3rd General Secretary of the Progressive Party of Working People
- In office 1949–1988
- Preceded by: Fifis Ioannou
- Succeeded by: Dimitris Christofias

Personal details
- Born: October 8, 1908 Kellaki, Cyprus
- Died: April 10, 1988 (aged 79) Cyprus
- Party: Progressive Party of Working People
- Spouses: Adeline Williams ​ ​(m. 1940; div. 1946)​; Irene Markoulli;

Military service
- Allegiance: Second Spanish Republic; United Kingdom;
- Battles/wars: Spanish Civil War; Second World War;

= Ezekias Papaioannou =

Greek Cypriot communist politician (1908–1988)

Ezekias Papaioannou (Εζεκίας Παπαϊωάννου; 8 October 1908 – 10 April 1988) was a Greek Cypriot communist politician and secretary general of AKEL.

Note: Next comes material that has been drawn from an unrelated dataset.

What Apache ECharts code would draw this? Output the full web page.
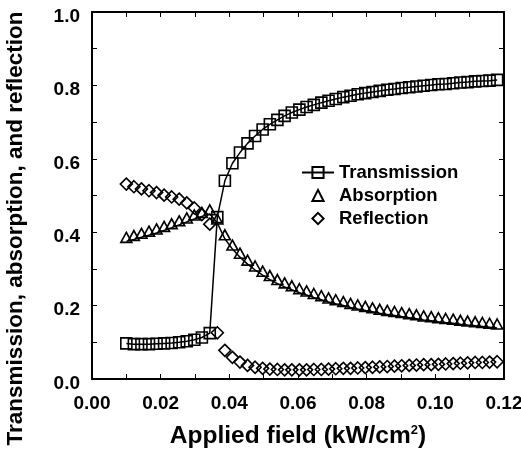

He was born in the village of Kellaki, Limassol District, and received his secondary education at the American Academy of Larnaca with financial help from his brother. In his last year of school, because of health reasons, he moved to Nicosia where he finished his studies at The English School, Nicosia. He then worked as a miner in Skouriotissa (Foukasa) and as a manual worker in Piraeus port.

He moved to London in the early 1930s, where he actively worked with the Communist Party of Great Britain against different fascist factions. During this time he was arrested and jailed for three months by the British authorities. During his time in Britain he became a founding member of the Association of Cypriot Affairs which sought the expulsion of the British from Cyprus.

In 1936, he was part of a contingent of 60 Cypriot leftists who volunteered to fight in the Spanish Civil War as part of the International Brigades. 15 of them died and Ezekias was injured and had to return to London. Cyprus had the biggest percentage of volunteers and dead per capita of any country fighting against Francisco Franco.

After the war, he lived in London and worked as a milkman.

With the start of World War II Ezekias tried to enlist, but was refused because of his old injuries and poor health. Not able to remain idle, he joined London's air defence where he served until the end of the war. In 1945 he was asked by AKEL to return to Cyprus where he remained until the end of his life.

After his return, he immediately got involved in local politics and in 1946 he became editor-in-chief of the newspaper Democratis and in 1949 3rd general secretary of the Progressive Party of Working People (AKEL), a position he held for 40 years until his death.

During the next few years he worked endlessly along with his party for the rights of workers and against British colonialism. The party was declared illegal by the British authorities in 1955 and Ezekias together with another 134 members were arrested and jailed. Soon, he escaped and continued the fight until Independence in 1959.

Ezekias was against the Zürich and London Agreement, claiming it was unworkable. He worked for the next two decades to prevent all tactics of the extreme right wing elements of the island and to foster better relations with the Turkish Cypriots.

In 1960, following the independence of Cyprus from the British Empire, he was elected to parliament. Papaioannou was repeatedly re-elected and served as a member of Parliament for 28 consecutive years up until his death in 1988.

In his will, he left all his assets to his party.